▶ The exercise
Transcribe the material word for word, but without the images.

▶ Source material
--------------------
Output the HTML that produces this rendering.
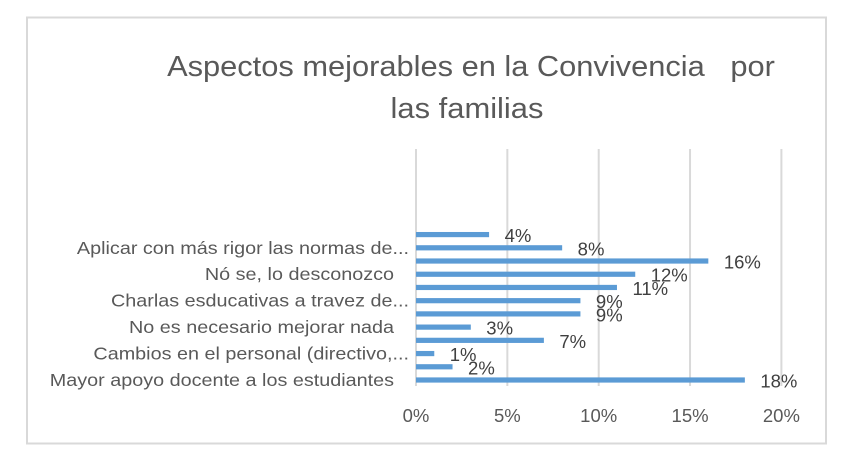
<!DOCTYPE html>
<html lang="es">
<head>
<meta charset="utf-8">
<title>Aspectos mejorables en la Convivencia por las familias</title>
<style>
html,body{margin:0;padding:0;background:#fff;width:848px;height:456px;overflow:hidden}
svg{display:block}
text{font-family:"Liberation Sans",sans-serif;white-space:pre}
</style>
</head>
<body>
<svg id="chart" width="848" height="456" viewBox="0 0 848 456" xmlns="http://www.w3.org/2000/svg">
<rect x="27" y="17.5" width="799" height="426" fill="#fff" stroke="#d9d9d9" stroke-width="2"/>
<g id="title" fill="#595959" font-size="29" text-anchor="middle">
<text transform="translate(471,76) scale(1.063,1)">Aspectos mejorables en la Convivencia   por</text>
<text transform="translate(467,118) scale(1.066,1)">las familias</text>
</g>
<g id="grid"></g>
<g id="bars"></g>
<g id="cats"></g>
<g id="vals"></g>
<g id="ticks"></g>
</svg>
<script>
// Bottom-to-top order; empty names are categories whose labels the axis skips.
const categories = [
  "Mayor apoyo docente a los estudiantes  \u2009",
  "",
  "Cambios en el personal (directivo,...",
  "",
  "No es necesario mejorar nada  \u2009",
  "",
  "Charlas esducativas a travez de...",
  "",
  "Nó se, lo desconozco  \u2009",
  "",
  "Aplicar con más rigor las normas de...",
  ""
];
const values = [18, 2, 1, 7, 3, 9, 9, 11, 12, 16, 8, 4];
const xTicks = [0, 5, 10, 15, 20];

const NS = "http://www.w3.org/2000/svg";
function x(v){ return 416 + v * 18.27; }
function y(i){ return 380 - i * 13.22; }
function make(tag, attrs, parent, txt){
  const el = document.createElementNS(NS, tag);
  for (const k in attrs) el.setAttribute(k, attrs[k]);
  if (txt !== undefined) el.textContent = txt;
  parent.appendChild(el);
  return el;
}
const grid = document.getElementById("grid");
const bars = document.getElementById("bars");
const cats = document.getElementById("cats");
const vals = document.getElementById("vals");
const ticks = document.getElementById("ticks");

xTicks.forEach(function(t){
  const line = make("line", {x1:x(t), x2:x(t), y1:149, y2:386, stroke:"#d9d9d9", "stroke-width":2}, grid);
  
  
  const label = make("text", {x:x(t), y:422, "text-anchor":"middle", "font-size":18.5, fill:"#595959"}, ticks, t + "%");
  
  
});

values.forEach(function(v, i){
  const bar = make("rect", {x:x(0), y:y(i) - 2.6, width:x(v) - x(0), height:5.2, fill:"#5b9bd5"}, bars);
  
  
  const label = make("text", {x:x(v) + 15.5, y:y(i) + 7.5, "font-size":18.5, fill:"#404040"}, vals, v + "%");
  
  
  if (categories[i]) {
    const cat = make("text", {transform:"translate(409," + (y(i) + 6) + ") scale(1.1,1)", "text-anchor":"end", "font-size":18, fill:"#595959"}, cats, categories[i]);
    
    
  }
});
</script>
</body>
</html>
--------------------
▶ Task solution
Output the HTML that produces this rendering.
<!DOCTYPE html>
<html lang="es">
<head>
<meta charset="utf-8">
<title>Aspectos mejorables en la Convivencia por las familias</title>
<style>
html,body{margin:0;padding:0;background:#fff;width:848px;height:456px;overflow:hidden}
svg{display:block}
text{font-family:"Liberation Sans",sans-serif;white-space:pre}
</style>
</head>
<body>
<svg id="chart" width="848" height="456" viewBox="0 0 848 456" xmlns="http://www.w3.org/2000/svg">
<rect x="27" y="17.5" width="799" height="426" fill="#fff" stroke="#d9d9d9" stroke-width="2"/>
<g id="title" fill="#595959" font-size="29" text-anchor="middle">
<text transform="translate(471,76) scale(1.063,1)">Aspectos mejorables en la Convivencia   por</text>
<text transform="translate(467,118) scale(1.066,1)">las familias</text>
</g>
<g id="grid"></g>
<g id="bars"></g>
<g id="cats"></g>
<g id="vals"></g>
<g id="ticks"></g>
</svg>
<script>
// Bottom-to-top order; empty names are categories whose labels the axis skips.
const categories = [
  "Mayor apoyo docente a los estudiantes  \u2009",
  "",
  "Cambios en el personal (directivo,...",
  "",
  "No es necesario mejorar nada  \u2009",
  "",
  "Charlas esducativas a travez de...",
  "",
  "Nó se, lo desconozco  \u2009",
  "",
  "Aplicar con más rigor las normas de...",
  ""
];
const values = [18, 2, 1, 7, 3, 9, 9, 11, 12, 16, 8, 4];
const xTicks = [0, 5, 10, 15, 20];

const NS = "http://www.w3.org/2000/svg";
function x(v){ return 416 + v * 18.27; }
function y(i){ return 380 - i * 13.22; }
function make(tag, attrs, parent, txt){
  const el = document.createElementNS(NS, tag);
  for (const k in attrs) el.setAttribute(k, attrs[k]);
  if (txt !== undefined) el.textContent = txt;
  parent.appendChild(el);
  return el;
}
const grid = document.getElementById("grid");
const bars = document.getElementById("bars");
const cats = document.getElementById("cats");
const vals = document.getElementById("vals");
const ticks = document.getElementById("ticks");

xTicks.forEach(function(t){
  const line = make("line", {x1:x(t), x2:x(t), y1:149, y2:386, stroke:"#d9d9d9", "stroke-width":2}, grid);
  
  
  const label = make("text", {x:x(t), y:422, "text-anchor":"middle", "font-size":18.5, fill:"#595959"}, ticks, t + "%");
  
  
});

values.forEach(function(v, i){
  const bar = make("rect", {x:x(0), y:y(i) - 2.6, width:x(v) - x(0), height:5.2, fill:"#5b9bd5"}, bars);
  
  
  const label = make("text", {x:x(v) + 15.5, y:y(i) + 7.5, "font-size":18.5, fill:"#404040"}, vals, v + "%");
  
  
  if (categories[i]) {
    const cat = make("text", {transform:"translate(409," + (y(i) + 6) + ") scale(1.1,1)", "text-anchor":"end", "font-size":18, fill:"#595959"}, cats, categories[i]);
    
    
  }
});
</script>
</body>
</html>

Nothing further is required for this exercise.